Copy exactly the lines from the beginning of the data down to and including the line holding "import pandas as pd", without any pictures.

+ + + + +

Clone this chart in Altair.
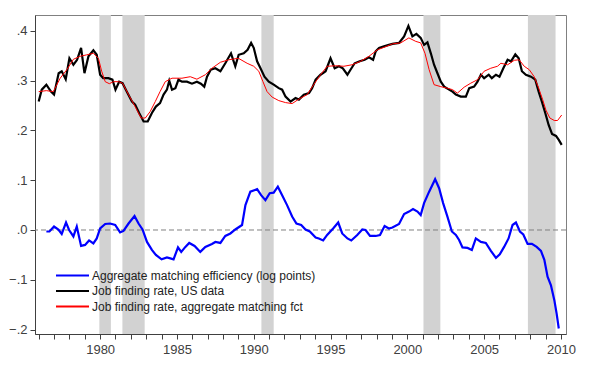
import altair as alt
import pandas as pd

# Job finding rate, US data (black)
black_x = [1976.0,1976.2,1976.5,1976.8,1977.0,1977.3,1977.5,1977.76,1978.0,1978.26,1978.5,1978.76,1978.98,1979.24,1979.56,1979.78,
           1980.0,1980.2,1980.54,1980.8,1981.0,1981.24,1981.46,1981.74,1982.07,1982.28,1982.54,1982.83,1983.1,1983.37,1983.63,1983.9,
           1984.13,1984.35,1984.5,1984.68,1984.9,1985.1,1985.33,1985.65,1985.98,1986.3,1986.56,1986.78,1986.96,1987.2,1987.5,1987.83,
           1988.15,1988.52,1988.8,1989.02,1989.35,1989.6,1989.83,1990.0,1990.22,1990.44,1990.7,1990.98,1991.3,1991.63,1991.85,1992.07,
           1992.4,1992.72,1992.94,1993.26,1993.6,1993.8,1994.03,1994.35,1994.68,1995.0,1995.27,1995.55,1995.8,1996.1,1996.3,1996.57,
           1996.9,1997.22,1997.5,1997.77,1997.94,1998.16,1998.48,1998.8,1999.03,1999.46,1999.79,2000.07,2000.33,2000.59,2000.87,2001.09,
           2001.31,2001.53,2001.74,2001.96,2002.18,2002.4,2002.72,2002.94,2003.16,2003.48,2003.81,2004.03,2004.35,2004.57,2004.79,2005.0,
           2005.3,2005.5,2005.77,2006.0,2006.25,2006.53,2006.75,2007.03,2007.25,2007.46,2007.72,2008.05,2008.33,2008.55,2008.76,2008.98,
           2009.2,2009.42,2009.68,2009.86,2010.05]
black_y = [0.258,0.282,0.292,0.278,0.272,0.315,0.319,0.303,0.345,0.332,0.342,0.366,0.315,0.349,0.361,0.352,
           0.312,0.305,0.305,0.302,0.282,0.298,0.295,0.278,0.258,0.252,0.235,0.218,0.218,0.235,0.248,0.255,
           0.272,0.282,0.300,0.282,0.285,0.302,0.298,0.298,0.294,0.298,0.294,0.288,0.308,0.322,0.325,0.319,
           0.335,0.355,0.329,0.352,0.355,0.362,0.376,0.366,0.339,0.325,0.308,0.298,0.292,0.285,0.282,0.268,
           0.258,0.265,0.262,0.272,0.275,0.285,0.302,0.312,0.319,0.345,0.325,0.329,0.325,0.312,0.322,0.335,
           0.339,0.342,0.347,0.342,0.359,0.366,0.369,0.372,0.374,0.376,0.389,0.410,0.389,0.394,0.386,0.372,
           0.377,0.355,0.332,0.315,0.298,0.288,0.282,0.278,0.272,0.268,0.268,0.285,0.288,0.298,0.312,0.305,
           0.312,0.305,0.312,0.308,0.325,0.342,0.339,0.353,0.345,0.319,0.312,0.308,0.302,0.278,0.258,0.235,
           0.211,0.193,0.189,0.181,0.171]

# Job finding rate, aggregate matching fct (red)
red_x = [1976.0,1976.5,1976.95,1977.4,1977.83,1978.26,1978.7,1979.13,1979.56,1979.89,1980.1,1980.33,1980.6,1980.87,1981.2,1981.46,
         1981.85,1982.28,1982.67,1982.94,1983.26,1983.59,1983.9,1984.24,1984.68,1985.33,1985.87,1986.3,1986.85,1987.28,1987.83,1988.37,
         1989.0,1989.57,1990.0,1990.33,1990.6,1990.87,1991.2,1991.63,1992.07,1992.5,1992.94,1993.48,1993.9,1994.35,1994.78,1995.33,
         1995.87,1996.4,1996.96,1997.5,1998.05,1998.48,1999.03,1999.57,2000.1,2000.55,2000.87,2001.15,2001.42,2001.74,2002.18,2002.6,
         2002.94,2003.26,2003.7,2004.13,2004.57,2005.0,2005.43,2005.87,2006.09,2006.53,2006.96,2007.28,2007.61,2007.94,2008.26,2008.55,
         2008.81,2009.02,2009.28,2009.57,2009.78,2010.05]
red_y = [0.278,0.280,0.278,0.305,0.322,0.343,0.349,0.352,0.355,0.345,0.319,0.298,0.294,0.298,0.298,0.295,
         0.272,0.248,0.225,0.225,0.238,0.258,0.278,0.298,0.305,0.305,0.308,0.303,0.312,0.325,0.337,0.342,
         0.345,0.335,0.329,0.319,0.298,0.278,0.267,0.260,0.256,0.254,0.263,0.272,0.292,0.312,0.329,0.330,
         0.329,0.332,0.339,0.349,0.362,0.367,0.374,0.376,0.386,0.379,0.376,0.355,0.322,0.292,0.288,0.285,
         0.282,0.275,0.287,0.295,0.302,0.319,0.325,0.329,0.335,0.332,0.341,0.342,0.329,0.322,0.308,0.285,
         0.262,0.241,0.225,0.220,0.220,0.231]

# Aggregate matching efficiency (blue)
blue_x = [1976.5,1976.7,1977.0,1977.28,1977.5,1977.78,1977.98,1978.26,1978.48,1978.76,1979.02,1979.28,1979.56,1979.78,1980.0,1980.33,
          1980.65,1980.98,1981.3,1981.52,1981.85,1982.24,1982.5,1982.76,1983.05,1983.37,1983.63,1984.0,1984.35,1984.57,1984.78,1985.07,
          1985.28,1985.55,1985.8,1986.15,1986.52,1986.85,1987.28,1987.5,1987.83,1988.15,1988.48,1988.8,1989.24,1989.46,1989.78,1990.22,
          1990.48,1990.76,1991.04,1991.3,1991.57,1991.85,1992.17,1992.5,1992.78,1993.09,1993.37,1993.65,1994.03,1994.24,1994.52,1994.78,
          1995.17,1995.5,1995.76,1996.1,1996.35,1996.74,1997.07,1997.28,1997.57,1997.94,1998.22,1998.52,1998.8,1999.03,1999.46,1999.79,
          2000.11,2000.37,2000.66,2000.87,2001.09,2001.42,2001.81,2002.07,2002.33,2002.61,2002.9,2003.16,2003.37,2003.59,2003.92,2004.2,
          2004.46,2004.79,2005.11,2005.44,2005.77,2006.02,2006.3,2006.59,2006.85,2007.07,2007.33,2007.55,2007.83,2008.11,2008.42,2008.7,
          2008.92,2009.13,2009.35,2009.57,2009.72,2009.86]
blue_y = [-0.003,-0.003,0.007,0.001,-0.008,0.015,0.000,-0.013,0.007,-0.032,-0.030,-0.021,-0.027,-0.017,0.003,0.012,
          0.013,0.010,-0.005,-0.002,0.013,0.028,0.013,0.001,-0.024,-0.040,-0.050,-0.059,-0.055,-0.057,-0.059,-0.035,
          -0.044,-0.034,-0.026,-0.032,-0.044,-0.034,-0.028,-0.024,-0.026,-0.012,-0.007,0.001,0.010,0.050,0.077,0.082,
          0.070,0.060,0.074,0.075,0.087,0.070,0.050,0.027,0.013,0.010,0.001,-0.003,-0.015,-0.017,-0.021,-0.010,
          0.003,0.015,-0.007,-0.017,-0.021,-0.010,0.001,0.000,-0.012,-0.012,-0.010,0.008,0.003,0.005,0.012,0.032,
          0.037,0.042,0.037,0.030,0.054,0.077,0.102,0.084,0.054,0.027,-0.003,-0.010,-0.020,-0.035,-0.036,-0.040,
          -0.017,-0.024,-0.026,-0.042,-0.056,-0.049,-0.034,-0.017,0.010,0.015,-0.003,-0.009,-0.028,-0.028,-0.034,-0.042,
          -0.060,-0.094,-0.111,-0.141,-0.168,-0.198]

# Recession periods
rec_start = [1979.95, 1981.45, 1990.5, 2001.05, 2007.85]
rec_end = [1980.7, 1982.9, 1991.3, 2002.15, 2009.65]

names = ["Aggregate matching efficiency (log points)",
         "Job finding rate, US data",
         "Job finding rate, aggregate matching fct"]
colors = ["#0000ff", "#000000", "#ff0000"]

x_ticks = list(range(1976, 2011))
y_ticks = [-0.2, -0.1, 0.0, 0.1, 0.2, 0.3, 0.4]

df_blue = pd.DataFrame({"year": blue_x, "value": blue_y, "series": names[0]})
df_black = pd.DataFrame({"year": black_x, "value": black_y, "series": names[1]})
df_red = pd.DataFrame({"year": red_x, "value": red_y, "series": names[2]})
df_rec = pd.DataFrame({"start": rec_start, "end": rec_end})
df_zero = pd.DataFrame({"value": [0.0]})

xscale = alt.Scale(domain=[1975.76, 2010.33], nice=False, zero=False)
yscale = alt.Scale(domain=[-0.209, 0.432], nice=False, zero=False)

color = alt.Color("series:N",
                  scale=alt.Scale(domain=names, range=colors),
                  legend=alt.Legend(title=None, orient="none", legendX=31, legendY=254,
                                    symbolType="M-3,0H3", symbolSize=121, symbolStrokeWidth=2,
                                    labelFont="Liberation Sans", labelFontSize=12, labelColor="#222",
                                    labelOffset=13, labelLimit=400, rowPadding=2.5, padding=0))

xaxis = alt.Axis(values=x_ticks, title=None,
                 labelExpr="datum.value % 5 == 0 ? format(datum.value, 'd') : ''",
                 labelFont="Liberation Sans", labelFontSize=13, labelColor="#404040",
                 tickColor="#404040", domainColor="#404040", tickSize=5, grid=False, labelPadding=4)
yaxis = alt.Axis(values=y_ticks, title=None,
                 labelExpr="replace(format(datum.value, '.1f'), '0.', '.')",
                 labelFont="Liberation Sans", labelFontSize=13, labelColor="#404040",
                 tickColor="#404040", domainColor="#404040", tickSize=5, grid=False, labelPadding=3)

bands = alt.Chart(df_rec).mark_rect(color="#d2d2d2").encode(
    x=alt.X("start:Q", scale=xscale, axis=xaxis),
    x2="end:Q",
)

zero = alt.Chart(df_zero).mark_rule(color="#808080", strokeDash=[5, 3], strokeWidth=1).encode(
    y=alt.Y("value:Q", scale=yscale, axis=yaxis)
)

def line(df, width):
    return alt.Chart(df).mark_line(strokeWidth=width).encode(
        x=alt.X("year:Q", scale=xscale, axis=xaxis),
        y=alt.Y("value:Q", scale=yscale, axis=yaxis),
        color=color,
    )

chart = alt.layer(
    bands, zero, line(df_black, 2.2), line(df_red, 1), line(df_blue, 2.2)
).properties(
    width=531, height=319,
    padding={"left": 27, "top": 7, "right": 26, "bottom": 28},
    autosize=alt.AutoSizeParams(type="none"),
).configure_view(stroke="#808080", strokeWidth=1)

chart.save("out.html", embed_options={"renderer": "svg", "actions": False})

+ + + + +

- **Exercise response**:
Clone this chart in Altair.
import altair as alt
import pandas as pd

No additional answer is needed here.